Do this:
Identify every line containing the word "matplotlib" and reproduce each one.

==*==

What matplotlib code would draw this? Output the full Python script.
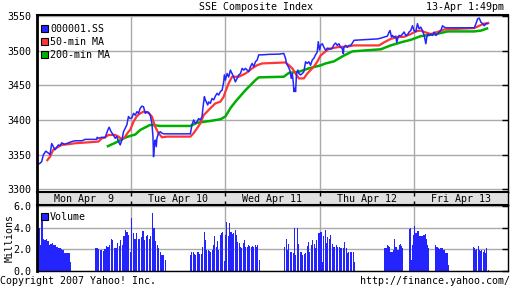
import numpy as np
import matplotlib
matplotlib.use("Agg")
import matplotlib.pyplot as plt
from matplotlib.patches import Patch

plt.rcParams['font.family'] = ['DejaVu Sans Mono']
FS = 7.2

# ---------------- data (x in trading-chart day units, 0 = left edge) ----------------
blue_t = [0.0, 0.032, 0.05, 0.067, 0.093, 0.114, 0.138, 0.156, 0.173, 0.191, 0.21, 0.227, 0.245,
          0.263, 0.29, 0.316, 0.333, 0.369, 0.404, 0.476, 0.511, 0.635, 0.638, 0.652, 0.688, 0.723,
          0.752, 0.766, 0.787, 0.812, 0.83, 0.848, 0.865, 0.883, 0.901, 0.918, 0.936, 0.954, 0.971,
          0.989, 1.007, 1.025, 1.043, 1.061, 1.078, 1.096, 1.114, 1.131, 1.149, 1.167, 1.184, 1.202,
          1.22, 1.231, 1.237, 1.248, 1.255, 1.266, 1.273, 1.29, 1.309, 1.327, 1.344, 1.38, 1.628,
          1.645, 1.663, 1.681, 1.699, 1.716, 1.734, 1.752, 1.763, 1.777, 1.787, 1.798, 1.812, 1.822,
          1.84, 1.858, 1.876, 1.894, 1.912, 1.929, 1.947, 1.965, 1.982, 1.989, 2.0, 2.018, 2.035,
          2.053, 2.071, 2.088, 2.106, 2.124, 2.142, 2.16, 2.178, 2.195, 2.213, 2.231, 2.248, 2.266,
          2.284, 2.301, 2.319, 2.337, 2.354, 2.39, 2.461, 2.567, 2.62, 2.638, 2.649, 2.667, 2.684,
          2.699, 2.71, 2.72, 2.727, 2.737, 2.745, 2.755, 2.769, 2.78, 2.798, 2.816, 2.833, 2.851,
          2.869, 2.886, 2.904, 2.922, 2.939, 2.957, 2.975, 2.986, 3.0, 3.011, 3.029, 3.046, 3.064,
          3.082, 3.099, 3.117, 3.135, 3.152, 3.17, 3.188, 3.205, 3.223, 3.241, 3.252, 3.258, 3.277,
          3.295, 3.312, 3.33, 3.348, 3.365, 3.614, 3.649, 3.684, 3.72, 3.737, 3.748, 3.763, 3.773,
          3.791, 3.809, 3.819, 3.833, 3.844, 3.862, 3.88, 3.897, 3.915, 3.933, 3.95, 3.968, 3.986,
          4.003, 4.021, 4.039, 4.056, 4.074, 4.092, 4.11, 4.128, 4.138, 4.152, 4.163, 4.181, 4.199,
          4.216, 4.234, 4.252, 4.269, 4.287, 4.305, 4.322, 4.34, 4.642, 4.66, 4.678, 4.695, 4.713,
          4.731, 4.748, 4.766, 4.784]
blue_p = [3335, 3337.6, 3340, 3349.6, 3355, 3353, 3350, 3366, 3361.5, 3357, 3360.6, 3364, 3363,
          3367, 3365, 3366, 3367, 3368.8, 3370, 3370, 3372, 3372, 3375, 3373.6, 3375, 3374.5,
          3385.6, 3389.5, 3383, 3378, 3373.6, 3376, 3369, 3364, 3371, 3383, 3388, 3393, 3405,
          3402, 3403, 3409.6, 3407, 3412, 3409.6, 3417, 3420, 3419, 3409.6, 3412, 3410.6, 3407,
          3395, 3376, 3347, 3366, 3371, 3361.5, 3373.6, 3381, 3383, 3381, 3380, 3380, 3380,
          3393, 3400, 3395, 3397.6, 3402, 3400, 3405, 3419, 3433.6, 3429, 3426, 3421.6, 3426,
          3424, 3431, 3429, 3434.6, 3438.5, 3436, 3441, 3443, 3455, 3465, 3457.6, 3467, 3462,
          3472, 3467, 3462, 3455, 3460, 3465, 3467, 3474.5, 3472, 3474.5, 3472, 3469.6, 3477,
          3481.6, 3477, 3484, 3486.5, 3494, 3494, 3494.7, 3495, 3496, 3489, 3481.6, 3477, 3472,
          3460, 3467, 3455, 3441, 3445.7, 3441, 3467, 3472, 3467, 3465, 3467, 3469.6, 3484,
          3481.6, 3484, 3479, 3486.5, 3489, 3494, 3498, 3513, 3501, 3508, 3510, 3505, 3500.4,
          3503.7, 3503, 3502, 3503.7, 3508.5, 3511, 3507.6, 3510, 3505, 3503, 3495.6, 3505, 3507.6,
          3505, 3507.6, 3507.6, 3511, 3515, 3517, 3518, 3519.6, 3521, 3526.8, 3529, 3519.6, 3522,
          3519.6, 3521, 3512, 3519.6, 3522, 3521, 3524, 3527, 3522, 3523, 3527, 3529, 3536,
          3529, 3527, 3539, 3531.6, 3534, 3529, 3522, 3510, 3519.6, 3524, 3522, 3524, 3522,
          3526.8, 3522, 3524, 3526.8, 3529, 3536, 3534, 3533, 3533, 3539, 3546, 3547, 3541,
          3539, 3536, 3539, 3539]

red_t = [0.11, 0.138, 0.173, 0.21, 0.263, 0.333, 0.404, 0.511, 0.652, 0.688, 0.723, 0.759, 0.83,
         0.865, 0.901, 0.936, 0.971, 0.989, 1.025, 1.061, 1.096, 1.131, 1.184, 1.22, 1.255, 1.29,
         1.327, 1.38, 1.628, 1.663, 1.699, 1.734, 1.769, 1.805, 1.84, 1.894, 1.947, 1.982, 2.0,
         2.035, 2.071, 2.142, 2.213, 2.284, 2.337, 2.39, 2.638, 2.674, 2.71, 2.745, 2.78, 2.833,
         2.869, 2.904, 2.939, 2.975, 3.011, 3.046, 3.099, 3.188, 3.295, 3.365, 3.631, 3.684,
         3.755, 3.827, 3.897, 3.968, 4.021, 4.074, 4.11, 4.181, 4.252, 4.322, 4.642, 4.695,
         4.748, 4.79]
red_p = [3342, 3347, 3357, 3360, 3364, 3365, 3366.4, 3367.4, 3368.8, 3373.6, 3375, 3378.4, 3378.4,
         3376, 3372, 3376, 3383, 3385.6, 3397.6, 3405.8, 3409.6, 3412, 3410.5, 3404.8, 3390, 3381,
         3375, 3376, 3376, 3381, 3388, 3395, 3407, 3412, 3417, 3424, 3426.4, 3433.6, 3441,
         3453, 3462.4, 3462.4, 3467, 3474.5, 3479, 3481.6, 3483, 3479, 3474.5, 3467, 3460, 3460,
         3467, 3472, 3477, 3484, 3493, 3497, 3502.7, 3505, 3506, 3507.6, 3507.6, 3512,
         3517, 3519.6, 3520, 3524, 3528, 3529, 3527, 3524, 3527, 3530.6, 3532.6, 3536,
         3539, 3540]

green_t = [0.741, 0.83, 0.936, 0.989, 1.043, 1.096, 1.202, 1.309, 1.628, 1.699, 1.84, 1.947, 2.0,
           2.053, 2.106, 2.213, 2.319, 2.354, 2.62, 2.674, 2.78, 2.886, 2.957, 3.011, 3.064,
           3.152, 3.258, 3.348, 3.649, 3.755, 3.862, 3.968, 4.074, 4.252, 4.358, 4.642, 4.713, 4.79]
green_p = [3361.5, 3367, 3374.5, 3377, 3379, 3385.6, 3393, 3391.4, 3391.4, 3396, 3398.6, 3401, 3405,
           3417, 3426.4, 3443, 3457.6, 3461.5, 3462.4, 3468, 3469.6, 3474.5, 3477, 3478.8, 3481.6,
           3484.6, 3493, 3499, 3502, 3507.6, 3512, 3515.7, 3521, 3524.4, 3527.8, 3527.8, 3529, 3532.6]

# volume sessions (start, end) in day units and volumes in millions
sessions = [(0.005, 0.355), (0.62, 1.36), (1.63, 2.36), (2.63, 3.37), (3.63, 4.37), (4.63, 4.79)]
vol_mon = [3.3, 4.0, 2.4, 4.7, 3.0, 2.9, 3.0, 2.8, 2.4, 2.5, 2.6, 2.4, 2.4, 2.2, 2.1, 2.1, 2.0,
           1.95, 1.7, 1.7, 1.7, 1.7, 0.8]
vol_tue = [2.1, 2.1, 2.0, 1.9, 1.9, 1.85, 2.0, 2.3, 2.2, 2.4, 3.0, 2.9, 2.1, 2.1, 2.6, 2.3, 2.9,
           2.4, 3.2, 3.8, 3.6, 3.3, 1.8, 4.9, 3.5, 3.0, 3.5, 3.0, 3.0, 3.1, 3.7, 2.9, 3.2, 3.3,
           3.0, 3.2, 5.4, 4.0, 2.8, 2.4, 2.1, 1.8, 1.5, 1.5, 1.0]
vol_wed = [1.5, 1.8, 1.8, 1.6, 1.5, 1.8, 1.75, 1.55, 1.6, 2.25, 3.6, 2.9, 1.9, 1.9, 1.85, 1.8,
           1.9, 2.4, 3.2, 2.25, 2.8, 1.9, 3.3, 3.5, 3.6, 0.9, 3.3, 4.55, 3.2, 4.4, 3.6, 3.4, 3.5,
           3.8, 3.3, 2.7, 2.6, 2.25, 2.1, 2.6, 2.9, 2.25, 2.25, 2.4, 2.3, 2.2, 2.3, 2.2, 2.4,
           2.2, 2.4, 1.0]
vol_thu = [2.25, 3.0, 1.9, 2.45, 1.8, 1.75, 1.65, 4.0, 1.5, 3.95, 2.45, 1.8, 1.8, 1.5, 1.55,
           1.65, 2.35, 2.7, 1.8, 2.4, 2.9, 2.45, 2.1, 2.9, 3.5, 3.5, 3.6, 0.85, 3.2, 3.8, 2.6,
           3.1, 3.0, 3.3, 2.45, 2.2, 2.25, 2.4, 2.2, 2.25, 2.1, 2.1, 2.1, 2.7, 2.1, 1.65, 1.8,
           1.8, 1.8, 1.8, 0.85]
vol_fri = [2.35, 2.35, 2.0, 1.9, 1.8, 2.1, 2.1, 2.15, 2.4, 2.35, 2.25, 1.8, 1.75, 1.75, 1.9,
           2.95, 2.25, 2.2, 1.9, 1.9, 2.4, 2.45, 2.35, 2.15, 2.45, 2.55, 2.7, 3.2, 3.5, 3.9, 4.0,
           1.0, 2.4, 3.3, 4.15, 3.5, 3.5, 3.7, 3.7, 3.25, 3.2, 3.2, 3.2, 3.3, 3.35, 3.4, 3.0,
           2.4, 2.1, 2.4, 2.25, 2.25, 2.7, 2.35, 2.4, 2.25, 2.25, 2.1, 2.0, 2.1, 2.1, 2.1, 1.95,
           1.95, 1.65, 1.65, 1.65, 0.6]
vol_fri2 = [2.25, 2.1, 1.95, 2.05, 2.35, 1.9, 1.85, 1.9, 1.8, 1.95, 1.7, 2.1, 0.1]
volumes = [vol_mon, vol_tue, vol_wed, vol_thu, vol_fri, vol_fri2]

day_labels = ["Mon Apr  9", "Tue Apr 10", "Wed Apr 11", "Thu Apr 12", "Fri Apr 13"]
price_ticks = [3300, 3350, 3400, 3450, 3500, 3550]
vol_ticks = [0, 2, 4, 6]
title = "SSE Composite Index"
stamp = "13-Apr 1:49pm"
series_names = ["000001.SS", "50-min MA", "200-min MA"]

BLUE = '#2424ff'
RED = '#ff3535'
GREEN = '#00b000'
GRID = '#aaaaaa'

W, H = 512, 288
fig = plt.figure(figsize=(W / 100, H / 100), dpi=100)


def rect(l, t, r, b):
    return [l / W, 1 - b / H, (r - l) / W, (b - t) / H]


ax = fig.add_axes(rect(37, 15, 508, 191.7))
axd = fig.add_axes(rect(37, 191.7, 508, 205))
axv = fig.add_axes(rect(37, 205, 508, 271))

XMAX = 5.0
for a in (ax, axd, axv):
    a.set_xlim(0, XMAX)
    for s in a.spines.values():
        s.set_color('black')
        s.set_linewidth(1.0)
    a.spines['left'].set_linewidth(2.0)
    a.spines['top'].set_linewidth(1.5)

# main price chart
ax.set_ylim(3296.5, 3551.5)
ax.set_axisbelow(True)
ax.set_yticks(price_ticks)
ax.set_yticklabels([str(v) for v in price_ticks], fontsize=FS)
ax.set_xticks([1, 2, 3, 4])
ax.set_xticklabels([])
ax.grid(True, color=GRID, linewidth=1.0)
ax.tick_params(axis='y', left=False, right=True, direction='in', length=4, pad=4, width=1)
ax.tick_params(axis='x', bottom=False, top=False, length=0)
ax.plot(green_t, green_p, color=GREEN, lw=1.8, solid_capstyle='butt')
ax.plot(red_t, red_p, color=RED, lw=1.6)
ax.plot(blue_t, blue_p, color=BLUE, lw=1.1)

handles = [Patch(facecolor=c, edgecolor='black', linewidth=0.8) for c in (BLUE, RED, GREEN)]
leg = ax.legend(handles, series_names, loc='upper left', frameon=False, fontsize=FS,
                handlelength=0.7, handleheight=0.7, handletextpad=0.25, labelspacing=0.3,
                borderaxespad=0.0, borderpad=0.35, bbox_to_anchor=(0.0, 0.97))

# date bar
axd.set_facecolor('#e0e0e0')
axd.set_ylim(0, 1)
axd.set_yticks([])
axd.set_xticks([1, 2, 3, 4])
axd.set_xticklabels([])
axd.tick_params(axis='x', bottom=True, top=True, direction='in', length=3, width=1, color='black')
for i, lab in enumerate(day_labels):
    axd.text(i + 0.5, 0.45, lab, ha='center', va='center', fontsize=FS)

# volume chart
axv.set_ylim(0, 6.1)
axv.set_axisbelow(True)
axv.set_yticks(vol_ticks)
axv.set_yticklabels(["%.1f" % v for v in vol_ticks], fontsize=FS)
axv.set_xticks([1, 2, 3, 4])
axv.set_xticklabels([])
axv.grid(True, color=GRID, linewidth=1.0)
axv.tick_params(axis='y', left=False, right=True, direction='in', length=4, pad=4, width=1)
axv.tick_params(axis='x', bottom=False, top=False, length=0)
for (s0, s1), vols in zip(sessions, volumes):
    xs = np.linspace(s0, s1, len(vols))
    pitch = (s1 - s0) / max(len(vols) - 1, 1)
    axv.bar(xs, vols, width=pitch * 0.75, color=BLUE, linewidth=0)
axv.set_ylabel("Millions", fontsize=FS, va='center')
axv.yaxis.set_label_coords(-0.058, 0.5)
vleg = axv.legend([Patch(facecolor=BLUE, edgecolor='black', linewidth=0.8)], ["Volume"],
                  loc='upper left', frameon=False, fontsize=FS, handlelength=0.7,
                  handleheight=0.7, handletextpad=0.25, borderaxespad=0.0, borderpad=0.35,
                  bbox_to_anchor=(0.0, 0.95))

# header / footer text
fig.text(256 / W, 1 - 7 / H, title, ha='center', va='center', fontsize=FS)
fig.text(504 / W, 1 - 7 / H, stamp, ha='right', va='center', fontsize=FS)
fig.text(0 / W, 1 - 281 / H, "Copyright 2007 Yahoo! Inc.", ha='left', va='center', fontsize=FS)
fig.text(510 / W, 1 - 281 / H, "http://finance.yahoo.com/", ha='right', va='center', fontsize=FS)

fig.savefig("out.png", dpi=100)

==*==

Completed exercise:
What matplotlib code would draw this? Output the full Python script.
import matplotlib
matplotlib.use("Agg")
import matplotlib.pyplot as plt
from matplotlib.patches import Patch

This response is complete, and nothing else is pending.